We practice open innovation. Every one of my projects involves another company in a collaborative effort to bring something to market.
My Staff & Budget
I have three direct reports, and two contracted full-time people. One direct report is administrative, and one is a blend of project manager and evangelist, with a marketing focus. And the other three are hard-core project managers. One is a 30-year veteran of GM, and another is an 18-year veteran of Kelly who had retired, but came back to run a very specific project. Their salaries constitute an operating budget, but there’s also a project budget — and the budget for pilots comes out of that.
Innovation isn’t a convenience, and it can’t be tied to business cycles or a company’s quarter-by-quarter performance. For us, it’s a hard-budgeted activity. Our project budget is sized every year, based on those projects that are running or in the pipeline.
We believe that the revenues that innovation groups create matter. We have a dashboard for this office, and it measures both how effective we are in generating ideas, how many of those step their way through the stage-gate process and survive, and what is the impact after launch. So we think of that as idea flow, yield, and impact. But we do also consider the impact on our brand, which is a soft measure, and the company culture, too. We’re planning to launch our first idea this year.
The reason you do this is to sustain yourself and grow. It’s not some little exercise you do and hand out baseball caps and have cool events. And in many places, the innovation program is a think tank with great ideas that never get instituted.

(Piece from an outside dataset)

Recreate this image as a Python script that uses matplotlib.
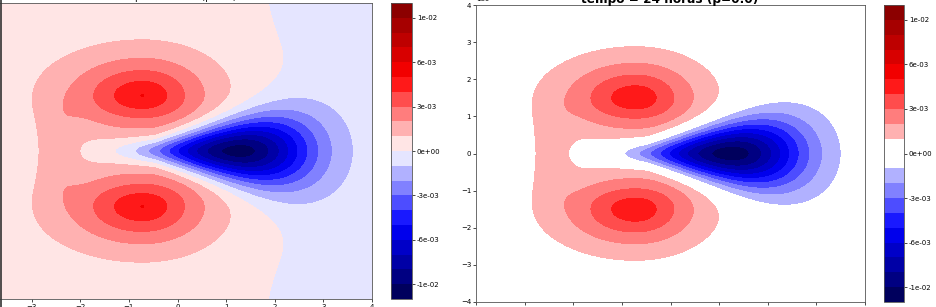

Three Domains I’m Working On
1. Leveraging the immense amount of experience we’ve had in processing labor transactions, and optimizing those transactions.
2. Virtualization of the service delivery platform without sacrificing “touch.” By that I mean applying new technology to the way labor services are delivered without sacrificing the two things that create the value in what we do — the touch points between us and the customer, and between us and the candidate. You have to automate, but not eliminate the touch in what is a very human business.
3. Closing the gap between educational reality and working reality. We’re looking at customized skills development in situ — in other words, while the individual is actually employed. Either we will do something, or others will insert themselves in there to meet a need, because there’s a profit opportunity in it.
In the Past…
Staffing work is an extremely localized thing, so innovation in the past has been ad hoc. People will come up with ideas, test them, and launch them in their own markets or regions. They’ll self-fund them. Besides creating a fair amount of challenge for cohesive marketing or sales efforts, it’s also a way of letting your competitors know what kind of idea you have, and sometimes they can accelerate faster into the marketplace.
We want to get people putting some more thought behind their ideas, and mapping it out — doing more than just putting something in a suggestion box. We want to speed up the process of vetting ideas. If I have one concern, it’s just speed. You can never be fast enough.
We’re in Year Three of our program, and some of our ideas are going into active pilots that actually generate revenue. Then we may accelerate two of them into the final phase, where they’ll go into the business units at the end of Year Three. So by Year Five, we should have two years of performance data.